If I am getting on your nerves, just switch me off

One thing I’ve taken a way from last week’s blog entry is that my online presence is fairly complex. I run three blogs – in two languages, and to three very distinct audiences. I tweet from mainly two Twitter accounts, and keep a presence on a number of LinkedIn groups. Not to mention Facebook. When I hold seminars on social media, I’m often confronted with ‘I don’t have time for all this – I’ve got enough emails to take care of as it is…’. I agree – and yet I don’t. First of all, I have learnt that my social media interactions help me reduce my email traffic – both at work and privately. In order to achieve that, I have deactivated pretty much all email notifications and newsletters on any service. My view is that email as a mode of communication is being pushed back – I’m sure I’ll find an infographic on that – and it is being replaced by more interactive social media channels. I know that pretty much every service you sign up for has the ‘send me updates via email’ setting on ‘yes’ as a default. I think this is unnecessary – I either engage with a service, which I pretty much do in that time on the train, or I don’t. But then I cancel it. I don’t need to know that someone has sent me a message on LinkedIn, because I check LinkedIn every day. In order to stay up-to-date, I follow hundreds of RSS feeds, which do not impact on my email load. What I have learnt is that the cleaner my inbox is, the more I can focus on the tasks it contains.

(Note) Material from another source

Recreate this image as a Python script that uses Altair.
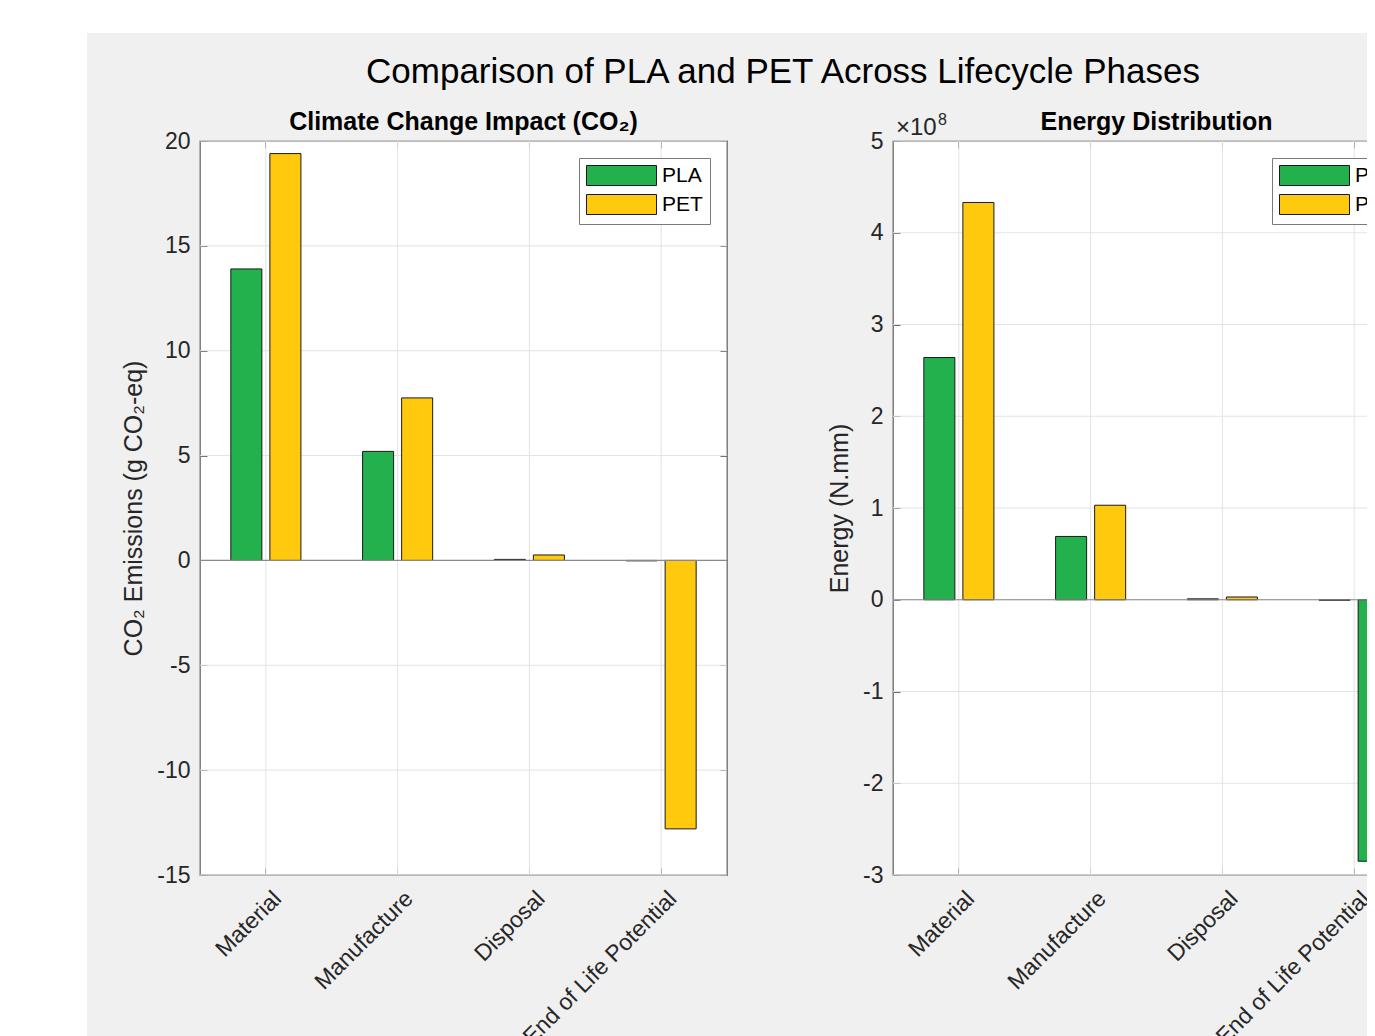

At work, we have a brilliant initiative run by one of our senior academics and a learning technologist – they run something they call ‘tricks of the trade’ – check #rctott, lunchtime sessions which help academics use technology more effectively. I’ve held sessions there on email management, and I tend to parade around my lean inbox at these sessions. And the one piece of advice I want everyone to take away is – if my daily updates annoy you, put me on silent; stop all your alerts, check the service itself rather than getting the pile of 10 updates a day on stuff you are not reading up anyway. It works like magic for me, and I’ve learnt that email does not have to be the bane of my life.